Qa’is tersentak kaget dan seketika sadar, dibatalkannya semua rencana yang telah disusunnya, kemudian ia bertobat mohon ampunan Allah. Kemudian ia berkata,
"Demi Allah, seandainya Muawiyah bisa mengalahkan kita dalam peperangan ini, kemenangannya itu bukan karena kepintarannya, tetapi hanyalah karena kesalehan dan ketakwaan kita….!"

Kisah Tasbih Fathimah RA



Suatu ketika, Ali bin Abi Thalib ra bertanya kepada murid-muridnya,
”Maukah kalian saya ceritakan tentang Fatimah ra, orang yang paling dicintai diantara puteri-puteri Rasulullah saw?”
Serentak murid-muridnya menjawab,
”Tentu, kami ingin sekali.”
Kemudian Ali bin Abi Thalib ra bercerita,
”Fatimah selalu menggiling gandum dengan tangannya sendiri, sehingga menimbulkan bintik-bintik hitam yang menebal pada kedua telapak tangannya. Dia sendiri yang mengangkut air ke rumahnya dalam sebuah kantung kulit yang menyebabkan luka-luka di atas dadanya. Kemudian dia membersihkan rumahnya seorang diri, menyebabkan pakaiannya menjadi kotor.”

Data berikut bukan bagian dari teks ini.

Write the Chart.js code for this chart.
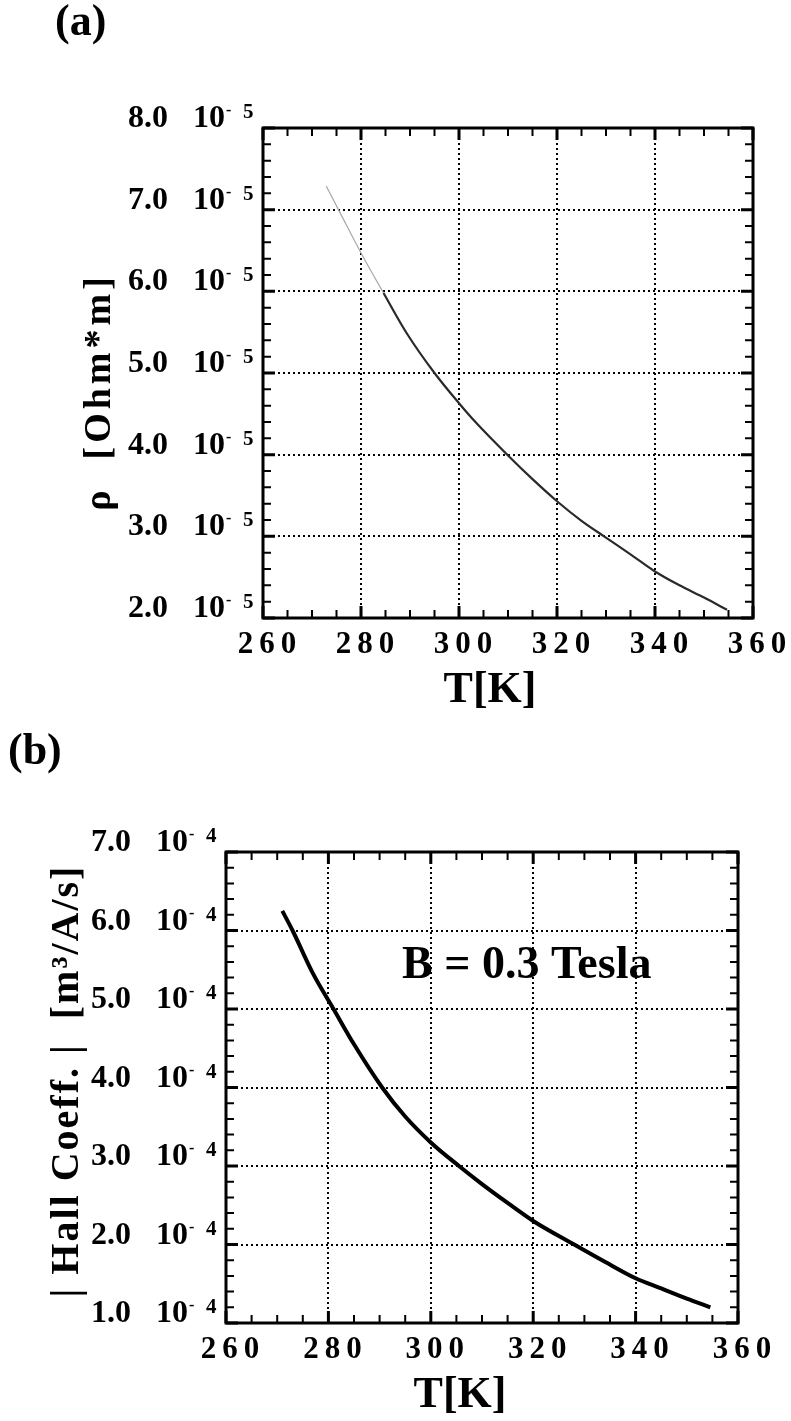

Pada suatu hari, datanglah beberapa orang hamba sahaya kepada Rasulullah saw, maka saya pun berkata,
“Pergilah engkau menghadap Rasulullah saw. Dan mintalah seorang pembantu untuk meringankan pekerjaan rumahmu”
kemudian dia pergi menemui Rasulullah saw. tetapi pada saat itu banyak orang yang menghadiri majlis Rasulullah saw. karena malu untuk menyampaikan maksudnya, dia pun kembali ke rumah.

Pada hari berikutnya, Rasullullah saw. datang ke rumah kami dan bertanya,
“Wahai Fatimah, ada maksud apa engkau datang ke rumahku kemarin?”
Fatimah ra. tidak menjawab karena malu. Saya berkata kepada Rasulullah saw,
“Wahai Rasulullah, dia menggiling gandum setiap hari, yang menimbulkan bintik-bintik hitam pada tangannya. Dia mengangkat air setiap hari sehingga menyebabkan luka-luka di atas dadanya, dan setiap hari dia membersihkan rumahnya sehingga pakaiannya menjadi kotor. Kemudian saya menceritakan tentang beberapa orang hamba sahaya yang engkau dapatkan kemarin dan menyuruh Fatimah datang kepada engkau untuk meminta seseorang pembantu.”

Mendengar hal itu Rasulullah saw. bersabda.
”Wahai Fatimah, bertakwalah kepada Allah, tetaplah menyempurnakan kewajibanmu kepada Allah dan kerjakanlah pekerjaan rumah tanggamu. Kemudian, apabila engkau akan tidur, ucapkanlah subhaanallah 33 kali, Alhamdulillah 33 kali, Allaahu Akbar 33 kali, ini lebih baik bagimu daripada seorang pembantu.”
Setelah mendengar nasihat itu Fatimah ra. Berkata,
”Saya ridha dengan keputusan Allah dan Rasul-Nya.”


Hikmah Dari Kisah di Atas
Inilah kisah putri Rasulullah saw nabi yang paling mulia diantara para nabi, Sedangkan kita pada zaman sekarang, jangankan pekerjaan rumah tangga, pekerjaan pribadipun harus dibantu oleh orang lain, misalnya menyapu, mengepel, membersihkan WC dan lain-lain.
Menurut hadist ini, sebelum tidur hendaklah membaca dzikir-dzikir tersebut diatas. Dalam hadist lain disebutkan bahwa Rasulullah saw menasehati Fatimah agar setiap selesai shalat membaca subhaanallah 33 kali, Alhamdulillah 33 kali, AllaahuAkbar 33 kali.